While all eyes were initially on Russia's reaction, the Chinese Foreign Ministry has belatedly issued a response, warning Washington in a press briefing on Monday that it must abide by its international obligations and abandon any possible plans to carry out nuclear tests.
"We insist that the United States should strictly abide by its obligations to end nuclear testing… and we hope that it will listen to the international community," ministry spokesperson Hua Chunying said. "The US should abandon plans that could undermine global stability and strategic order," she added.
Emphasizing Beijing has repeatedly urged the US to honor its commitments, the top diplomat continued: "The US needs to contribute to international cooperation to ensure disarmament and the non-proliferation of weapons of mass destruction."
However, the administration is sure to shrug off these words and hit back, given it's lately repeatedly accused China and Russia of 'illegally' conducting low-yield nuclear tests, which both countries have denied. In Beijing's case it's believed China's military is able to conceal such provocative tests at an elaborate underground testing facility.
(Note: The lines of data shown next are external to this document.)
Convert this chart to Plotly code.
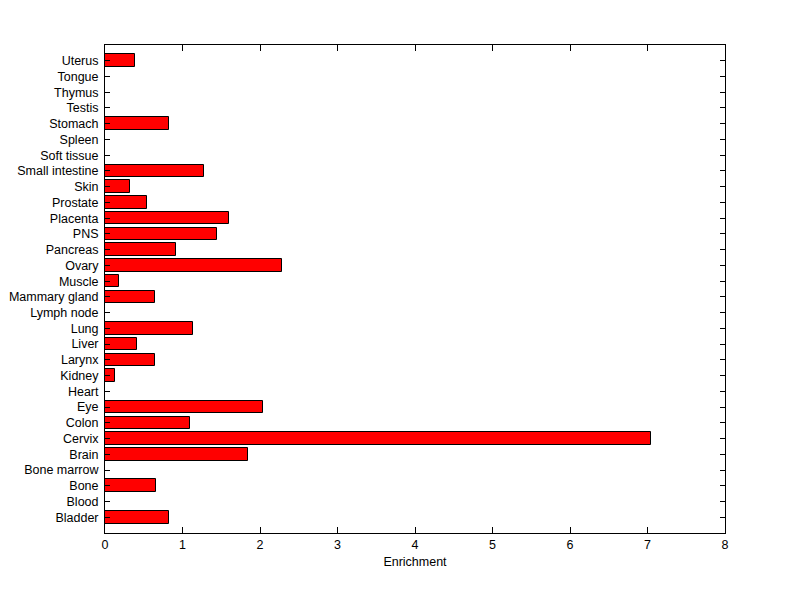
import plotly.graph_objects as go

tissues = ["Bladder", "Blood", "Bone", "Bone marrow", "Brain", "Cervix", "Colon", "Eye",
           "Heart", "Kidney", "Larynx", "Liver", "Lung", "Lymph node", "Mammary gland",
           "Muscle", "Ovary", "Pancreas", "PNS", "Placenta", "Prostate", "Skin",
           "Small intestine", "Soft tissue", "Spleen", "Stomach", "Testis", "Thymus",
           "Tongue", "Uterus"]
enrichment = [0.83, 0, 0.66, 0, 1.85, 7.04, 1.10, 2.04,
              0, 0.13, 0.65, 0.41, 1.13, 0, 0.65,
              0.18, 2.28, 0.92, 1.45, 1.60, 0.54, 0.32,
              1.28, 0, 0, 0.83, 0, 0, 0, 0.39]
x_ticks = [0, 1, 2, 3, 4, 5, 6, 7, 8]

idx = list(range(len(tissues)))
line_w = [1 if v > 0 else 0 for v in enrichment]

fig = go.Figure(go.Bar(
    x=enrichment, y=idx, orientation="h", width=0.8,
    marker=dict(color="#ff0000", line=dict(color="black", width=line_w)),
))

font = dict(family="Liberation Sans, Arial, sans-serif", size=12.5, color="black")
fig.update_layout(
    width=800, height=599,
    margin=dict(l=97, r=83, t=37, b=74),
    paper_bgcolor="white", plot_bgcolor="white",
    font=font, showlegend=False,
    bargap=0,
)
fig.update_xaxes(
    range=[0, 8], tickvals=x_ticks, ticktext=[str(t) for t in x_ticks],
    ticks="inside", ticklen=6, tickcolor="black", tickwidth=1,
    showline=True, linecolor="black", linewidth=1, mirror="ticks",
    showgrid=False, zeroline=False, automargin=False,
    title=dict(text="Enrichment", font=font, standoff=6),
)
fig.update_yaxes(
    range=[-1, 30], tickvals=idx, ticktext=tissues,
    ticks="inside", ticklen=5, tickcolor="black", tickwidth=1,
    showline=True, linecolor="black", linewidth=1, mirror="ticks",
    showgrid=False, zeroline=False, automargin=False, ticklabelstandoff=3,
)
fig.write_html("out.html")
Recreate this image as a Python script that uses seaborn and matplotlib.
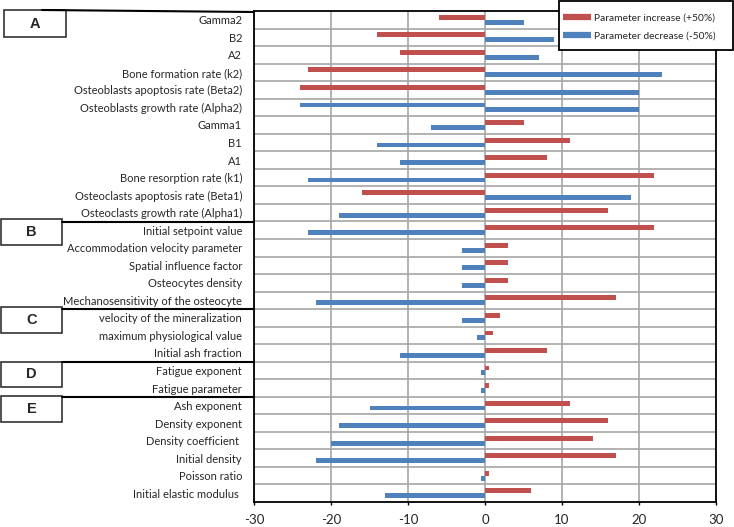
import matplotlib
matplotlib.use("Agg")
import matplotlib.pyplot as plt
import seaborn as sns
import pandas as pd
from matplotlib.lines import Line2D
from matplotlib.patches import Rectangle

parameters = [
    "Gamma2", "B2", "A2", "Bone formation rate (k2)",
    "Osteoblasts apoptosis rate (Beta2)", "Osteoblasts growth rate (Alpha2)",
    "Gamma1", "B1", "A1", "Bone resorption rate (k1)",
    "Osteoclasts apoptosis rate (Beta1)", "Osteoclasts growth rate (Alpha1)",
    "Initial setpoint value", "Accommodation velocity parameter",
    "Spatial influence factor", "Osteocytes density",
    "Mechanosensitivity of the osteocyte",
    "velocity of the mineralization", "maximum physiological value",
    "Initial ash fraction",
    "Fatigue exponent", "Fatigue parameter",
    "Ash exponent", "Density exponent", "Density coefficient ",
    "Initial density", "Poisson ratio", "Initial elastic modulus ",
]
increase = [-6, -14, -11, -23, -24, -24, 5, 11, 8, 22, -16, 16,
            22, 3, 3, 3, 17, 2, 1, 8, 0.5, 0.5, 11, 16, 14, 17, 0.5, 6]
decrease = [5, 9, 7, 23, 20, 20, -7, -14, -11, -23, 19, -19,
            -23, -3, -3, -3, -22, -3, -1, -11, -0.5, -0.5, -15, -19, -20, -22, -0.5, -13]
series_names = ["Parameter increase (+50%)", "Parameter decrease (-50%)"]
section_labels = ["A", "B", "C", "D", "E"]
x_ticks = [-30, -20, -10, 0, 10, 20, 30]

df = pd.DataFrame({
    "parameter": parameters * 2,
    "series": [series_names[0]] * len(parameters) + [series_names[1]] * len(parameters),
    "value": increase + decrease,
})

RED = "#C0504D"
BLUE = "#4F81BD"

sns.set_style("white")
plt.rcParams["font.family"] = ["Lato", "DejaVu Sans"]

W, H = 734, 527
fig = plt.figure(figsize=(W / 100, H / 100), dpi=100)
ax_l, ax_r, ax_t, ax_b = 254, 716, 11, 502
ax = fig.add_axes([ax_l / W, 1 - ax_b / H, (ax_r - ax_l) / W, (ax_b - ax_t) / H])

sns.barplot(data=df, y="parameter", x="value", hue="series", orient="h",
            palette=[RED, BLUE], width=0.56, ax=ax, legend=False,
            saturation=1, order=parameters, hue_order=series_names,
            linewidth=0)

# the Alpha2 "increase" bar is drawn in blue in the reference
ax.containers[0][5].set_facecolor(BLUE)

n = len(parameters)
ax.set_xlim(-30, 30)
ax.set_ylim(n - 0.5, -0.5)
ax.set_xticks(x_ticks)
ax.set_xticklabels([str(t) for t in x_ticks], fontsize=9.5)
ax.set_yticks(range(n))
ax.set_yticklabels(parameters, fontsize=8.0)
ax.set_yticks([i + 0.5 for i in range(n - 1)], minor=True)
ax.set_xlabel("")
ax.set_ylabel("")
ax.tick_params(axis="y", which="both", length=0, pad=8.6)
ax.tick_params(axis="x", which="major", length=2.5, width=1, color="black",
               direction="out", pad=6, bottom=True)
ax.grid(axis="x", which="major", color="#A6A6A6", lw=1.2)
ax.grid(axis="y", which="minor", color="#A6A6A6", lw=1.2)
ax.set_axisbelow(True)
for s in ["left", "right", "top", "bottom"]:
    ax.spines[s].set_visible(True)
    ax.spines[s].set_color("black")
    ax.spines[s].set_linewidth(1.3)


def fx(x):
    return x / W


def fy(y):
    return 1 - y / H


boxes = [(4, 10, 66, 37), (1, 219, 62, 245), (1, 307, 62, 333),
         (1, 362, 62, 387), (1, 396, 62, 422)]
lines = [(42, 10, 254, 12), (62, 221.5, 254, 221.5), (62, 309, 254, 309),
         (62, 362, 254, 362), (62, 397, 254, 397)]
for lab, (x0, y0, x1, y1) in zip(section_labels, boxes):
    fig.add_artist(Rectangle((fx(x0), fy(y1)), fx(x1 - x0), (y1 - y0) / H,
                             transform=fig.transFigure, facecolor="white",
                             edgecolor="#333333", lw=1.2))
    fig.text(fx((x0 + x1) / 2), fy((y0 + y1) / 2), lab, ha="center", va="center",
             fontsize=10.5, fontweight="bold", family=["Liberation Sans"])
for (x0, y0, x1, y1) in lines:
    fig.add_artist(Line2D([fx(x0), fx(x1)], [fy(y0), fy(y1)],
                          transform=fig.transFigure, color="black", lw=1.5))

# legend frame drawn separately so its padding matches the reference
fig.add_artist(Rectangle((fx(559), fy(50)), fx(733 - 559), 49 / H,
                         transform=fig.transFigure, facecolor="white",
                         edgecolor="black", lw=1.3, zorder=5))
handles = [Line2D([], [], color=RED, lw=4.5, solid_capstyle="butt"),
           Line2D([], [], color=BLUE, lw=4.5, solid_capstyle="butt")]
leg = fig.legend(handles, series_names, loc="upper left",
                 bbox_to_anchor=(fx(561), fy(11)), fontsize=7.4, frameon=False,
                 handlelength=2.7, handletextpad=0.3, borderpad=0.2,
                 labelspacing=0.85, borderaxespad=0)
leg.set_zorder(6)

fig.savefig("out.png", dpi=100)
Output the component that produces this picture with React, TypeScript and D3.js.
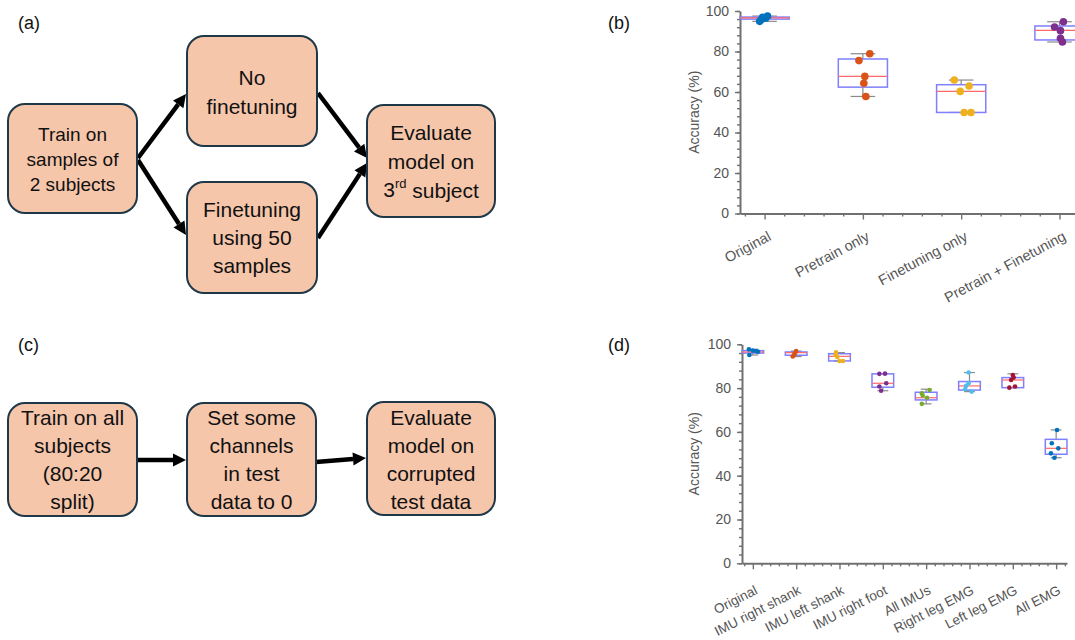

There hasn't been an American nuclear test (that's officially known about at least) since 1992, upon the end of the Cold War and collapse of the USSR in the year prior. But there are signs we could all soon witness a new provocative test given landmark weapons treaties with Moscow are fast being shed, also as Trump might entertain using nuke tests as powerful "leverage" for desired negotiations "for a better deal" - as he's said in the past.
Trump envisions a three-way nuclear pact. China has other ideas https://t.co/ajRkKKIAWG— The Japan Times (@japantimes) June 2, 2020
All of this leaves the potential for a new global arms race centered on nukes, given at this point Beijing, Moscow, and Washington are already trading warnings to step back from the brink of nuclear testing.
Meanwhile Beijing has shown itself resistant to Trump's floating the idea of a new nuclear weapons pact involving China. He dumped the INF in part because it failed to take into a account developing Chinese missile technology and capabilities, according to admin officials.